## GIVEN INFORMATION
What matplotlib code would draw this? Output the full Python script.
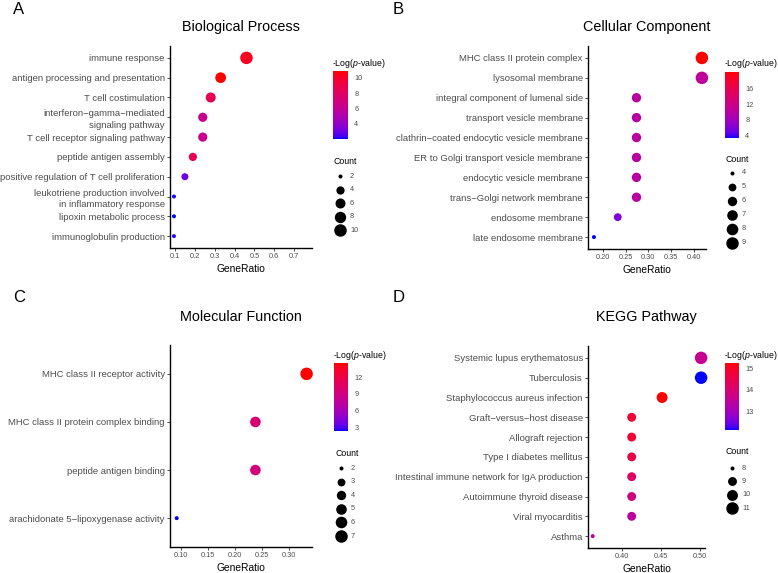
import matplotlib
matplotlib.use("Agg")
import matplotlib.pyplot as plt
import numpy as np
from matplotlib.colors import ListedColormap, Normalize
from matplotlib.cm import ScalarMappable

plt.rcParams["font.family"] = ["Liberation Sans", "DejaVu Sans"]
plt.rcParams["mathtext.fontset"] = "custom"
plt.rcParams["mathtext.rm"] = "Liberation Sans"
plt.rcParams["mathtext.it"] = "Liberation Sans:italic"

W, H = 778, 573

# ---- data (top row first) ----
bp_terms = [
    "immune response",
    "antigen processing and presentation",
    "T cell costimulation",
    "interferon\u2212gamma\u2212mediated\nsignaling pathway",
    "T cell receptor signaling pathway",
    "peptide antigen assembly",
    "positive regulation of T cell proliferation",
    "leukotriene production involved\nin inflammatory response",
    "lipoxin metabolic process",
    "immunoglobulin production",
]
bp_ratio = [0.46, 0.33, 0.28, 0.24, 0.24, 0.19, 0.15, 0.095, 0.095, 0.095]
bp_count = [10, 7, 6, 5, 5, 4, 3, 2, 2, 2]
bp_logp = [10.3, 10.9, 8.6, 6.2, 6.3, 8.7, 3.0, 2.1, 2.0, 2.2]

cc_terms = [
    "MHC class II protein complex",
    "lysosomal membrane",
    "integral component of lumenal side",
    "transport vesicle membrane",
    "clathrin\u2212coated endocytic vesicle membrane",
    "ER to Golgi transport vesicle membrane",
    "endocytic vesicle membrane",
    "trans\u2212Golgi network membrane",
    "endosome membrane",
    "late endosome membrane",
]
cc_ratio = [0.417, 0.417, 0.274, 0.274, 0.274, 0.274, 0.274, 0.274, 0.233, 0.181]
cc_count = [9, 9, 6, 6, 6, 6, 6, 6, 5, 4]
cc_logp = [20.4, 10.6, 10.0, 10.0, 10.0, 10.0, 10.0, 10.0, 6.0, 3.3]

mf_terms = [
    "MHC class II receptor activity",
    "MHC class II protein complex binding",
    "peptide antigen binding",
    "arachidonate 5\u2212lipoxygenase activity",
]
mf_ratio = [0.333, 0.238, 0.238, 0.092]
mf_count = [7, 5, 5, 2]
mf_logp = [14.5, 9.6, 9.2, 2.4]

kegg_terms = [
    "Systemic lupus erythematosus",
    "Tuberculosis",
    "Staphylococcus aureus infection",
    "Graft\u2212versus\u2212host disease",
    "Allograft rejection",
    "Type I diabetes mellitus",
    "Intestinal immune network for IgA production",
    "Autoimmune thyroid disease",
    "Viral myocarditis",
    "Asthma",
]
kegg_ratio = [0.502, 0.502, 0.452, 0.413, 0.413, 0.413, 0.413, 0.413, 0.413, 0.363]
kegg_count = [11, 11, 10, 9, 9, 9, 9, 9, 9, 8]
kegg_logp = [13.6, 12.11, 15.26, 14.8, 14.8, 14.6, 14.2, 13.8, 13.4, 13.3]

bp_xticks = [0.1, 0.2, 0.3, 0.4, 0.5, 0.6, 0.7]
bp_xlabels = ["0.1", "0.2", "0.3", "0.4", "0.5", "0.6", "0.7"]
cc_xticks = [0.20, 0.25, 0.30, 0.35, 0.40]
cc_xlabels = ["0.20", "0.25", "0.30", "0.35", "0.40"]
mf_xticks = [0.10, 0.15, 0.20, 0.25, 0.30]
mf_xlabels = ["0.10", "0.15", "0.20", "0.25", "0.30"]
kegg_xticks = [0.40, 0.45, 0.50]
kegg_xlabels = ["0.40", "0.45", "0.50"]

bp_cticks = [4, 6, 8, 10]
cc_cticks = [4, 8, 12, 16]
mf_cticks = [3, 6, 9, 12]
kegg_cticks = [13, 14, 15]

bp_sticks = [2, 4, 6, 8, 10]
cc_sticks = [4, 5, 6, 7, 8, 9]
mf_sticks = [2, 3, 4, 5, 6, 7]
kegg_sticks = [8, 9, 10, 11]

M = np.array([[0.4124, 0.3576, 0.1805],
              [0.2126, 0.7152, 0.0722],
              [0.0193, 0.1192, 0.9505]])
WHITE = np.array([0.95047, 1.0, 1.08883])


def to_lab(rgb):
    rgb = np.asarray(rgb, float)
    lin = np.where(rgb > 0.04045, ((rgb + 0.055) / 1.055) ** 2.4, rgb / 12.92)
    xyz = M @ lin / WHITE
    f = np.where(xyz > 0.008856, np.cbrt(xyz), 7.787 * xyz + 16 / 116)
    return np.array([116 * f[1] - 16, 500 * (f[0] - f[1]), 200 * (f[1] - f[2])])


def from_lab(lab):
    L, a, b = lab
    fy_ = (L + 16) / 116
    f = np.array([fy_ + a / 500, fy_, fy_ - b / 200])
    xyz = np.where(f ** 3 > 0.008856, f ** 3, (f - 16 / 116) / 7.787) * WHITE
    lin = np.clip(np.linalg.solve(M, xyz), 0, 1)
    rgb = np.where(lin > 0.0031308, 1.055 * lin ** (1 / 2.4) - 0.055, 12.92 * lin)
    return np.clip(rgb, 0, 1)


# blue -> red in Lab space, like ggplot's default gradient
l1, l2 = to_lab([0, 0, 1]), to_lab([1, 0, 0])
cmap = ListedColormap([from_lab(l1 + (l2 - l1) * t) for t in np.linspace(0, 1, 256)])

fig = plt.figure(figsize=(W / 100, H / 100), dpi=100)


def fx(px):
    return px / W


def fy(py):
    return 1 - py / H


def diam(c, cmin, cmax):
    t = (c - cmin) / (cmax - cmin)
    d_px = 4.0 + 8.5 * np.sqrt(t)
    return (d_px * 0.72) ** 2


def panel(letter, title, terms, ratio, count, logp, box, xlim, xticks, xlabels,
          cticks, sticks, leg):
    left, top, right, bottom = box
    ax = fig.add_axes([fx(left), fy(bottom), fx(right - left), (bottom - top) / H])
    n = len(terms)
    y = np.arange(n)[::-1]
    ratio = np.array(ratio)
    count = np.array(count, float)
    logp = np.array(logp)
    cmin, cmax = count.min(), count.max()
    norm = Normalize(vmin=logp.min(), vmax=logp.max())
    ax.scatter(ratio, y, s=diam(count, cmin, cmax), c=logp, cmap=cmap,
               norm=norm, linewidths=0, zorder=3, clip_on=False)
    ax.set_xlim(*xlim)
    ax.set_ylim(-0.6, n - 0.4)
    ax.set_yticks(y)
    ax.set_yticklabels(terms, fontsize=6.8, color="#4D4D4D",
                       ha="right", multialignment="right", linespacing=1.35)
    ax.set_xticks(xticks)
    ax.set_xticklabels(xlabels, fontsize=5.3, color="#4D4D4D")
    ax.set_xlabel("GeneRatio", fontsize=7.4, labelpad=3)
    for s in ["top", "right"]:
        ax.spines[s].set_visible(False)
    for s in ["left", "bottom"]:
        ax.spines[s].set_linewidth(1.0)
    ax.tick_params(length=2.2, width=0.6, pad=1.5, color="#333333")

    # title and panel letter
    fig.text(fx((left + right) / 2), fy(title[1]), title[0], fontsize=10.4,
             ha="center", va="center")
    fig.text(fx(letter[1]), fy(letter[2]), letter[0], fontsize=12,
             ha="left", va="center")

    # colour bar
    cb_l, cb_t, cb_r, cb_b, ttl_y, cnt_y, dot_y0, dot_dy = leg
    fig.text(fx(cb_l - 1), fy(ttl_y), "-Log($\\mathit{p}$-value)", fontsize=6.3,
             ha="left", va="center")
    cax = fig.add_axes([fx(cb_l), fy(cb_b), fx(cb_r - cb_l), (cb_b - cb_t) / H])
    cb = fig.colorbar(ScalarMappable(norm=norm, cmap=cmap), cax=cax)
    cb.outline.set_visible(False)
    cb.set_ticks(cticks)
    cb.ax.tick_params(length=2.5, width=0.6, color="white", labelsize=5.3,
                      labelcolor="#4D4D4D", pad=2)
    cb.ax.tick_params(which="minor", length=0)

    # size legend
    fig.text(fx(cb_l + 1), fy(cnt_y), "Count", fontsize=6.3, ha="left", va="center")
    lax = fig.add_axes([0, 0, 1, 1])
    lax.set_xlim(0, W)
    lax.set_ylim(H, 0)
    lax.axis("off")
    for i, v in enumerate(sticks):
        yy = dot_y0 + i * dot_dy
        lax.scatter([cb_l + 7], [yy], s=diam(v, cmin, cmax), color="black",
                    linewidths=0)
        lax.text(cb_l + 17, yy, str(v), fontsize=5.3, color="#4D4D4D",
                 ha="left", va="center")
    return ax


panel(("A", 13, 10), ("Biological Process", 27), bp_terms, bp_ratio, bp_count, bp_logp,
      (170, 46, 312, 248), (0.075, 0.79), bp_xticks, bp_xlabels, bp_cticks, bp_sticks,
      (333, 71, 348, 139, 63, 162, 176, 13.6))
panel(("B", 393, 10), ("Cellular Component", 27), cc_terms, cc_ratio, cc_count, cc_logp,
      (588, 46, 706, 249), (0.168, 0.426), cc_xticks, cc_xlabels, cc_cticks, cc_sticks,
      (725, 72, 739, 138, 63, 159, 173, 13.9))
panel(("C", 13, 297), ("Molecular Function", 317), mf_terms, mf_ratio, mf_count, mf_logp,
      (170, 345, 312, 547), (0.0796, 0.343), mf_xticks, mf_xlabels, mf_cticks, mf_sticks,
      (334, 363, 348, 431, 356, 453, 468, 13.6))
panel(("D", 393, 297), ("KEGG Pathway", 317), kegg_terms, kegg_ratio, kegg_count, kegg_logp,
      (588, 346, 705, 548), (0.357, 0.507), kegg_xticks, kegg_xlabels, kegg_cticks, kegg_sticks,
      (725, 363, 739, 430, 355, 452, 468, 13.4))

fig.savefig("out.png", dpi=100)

## TASK DIRECTIONS
The lines from the top of the data above through the one holding "10.0, 6.0, 3.3]" are to be repeated exactly, and only those, with no pictures.

## RESPONSE FOR THIS EXERCISE
What matplotlib code would draw this? Output the full Python script.
import matplotlib
matplotlib.use("Agg")
import matplotlib.pyplot as plt
import numpy as np
from matplotlib.colors import ListedColormap, Normalize
from matplotlib.cm import ScalarMappable

plt.rcParams["font.family"] = ["Liberation Sans", "DejaVu Sans"]
plt.rcParams["mathtext.fontset"] = "custom"
plt.rcParams["mathtext.rm"] = "Liberation Sans"
plt.rcParams["mathtext.it"] = "Liberation Sans:italic"

W, H = 778, 573

# ---- data (top row first) ----
bp_terms = [
    "immune response",
    "antigen processing and presentation",
    "T cell costimulation",
    "interferon\u2212gamma\u2212mediated\nsignaling pathway",
    "T cell receptor signaling pathway",
    "peptide antigen assembly",
    "positive regulation of T cell proliferation",
    "leukotriene production involved\nin inflammatory response",
    "lipoxin metabolic process",
    "immunoglobulin production",
]
bp_ratio = [0.46, 0.33, 0.28, 0.24, 0.24, 0.19, 0.15, 0.095, 0.095, 0.095]
bp_count = [10, 7, 6, 5, 5, 4, 3, 2, 2, 2]
bp_logp = [10.3, 10.9, 8.6, 6.2, 6.3, 8.7, 3.0, 2.1, 2.0, 2.2]

cc_terms = [
    "MHC class II protein complex",
    "lysosomal membrane",
    "integral component of lumenal side",
    "transport vesicle membrane",
    "clathrin\u2212coated endocytic vesicle membrane",
    "ER to Golgi transport vesicle membrane",
    "endocytic vesicle membrane",
    "trans\u2212Golgi network membrane",
    "endosome membrane",
    "late endosome membrane",
]
cc_ratio = [0.417, 0.417, 0.274, 0.274, 0.274, 0.274, 0.274, 0.274, 0.233, 0.181]
cc_count = [9, 9, 6, 6, 6, 6, 6, 6, 5, 4]
cc_logp = [20.4, 10.6, 10.0, 10.0, 10.0, 10.0, 10.0, 10.0, 6.0, 3.3]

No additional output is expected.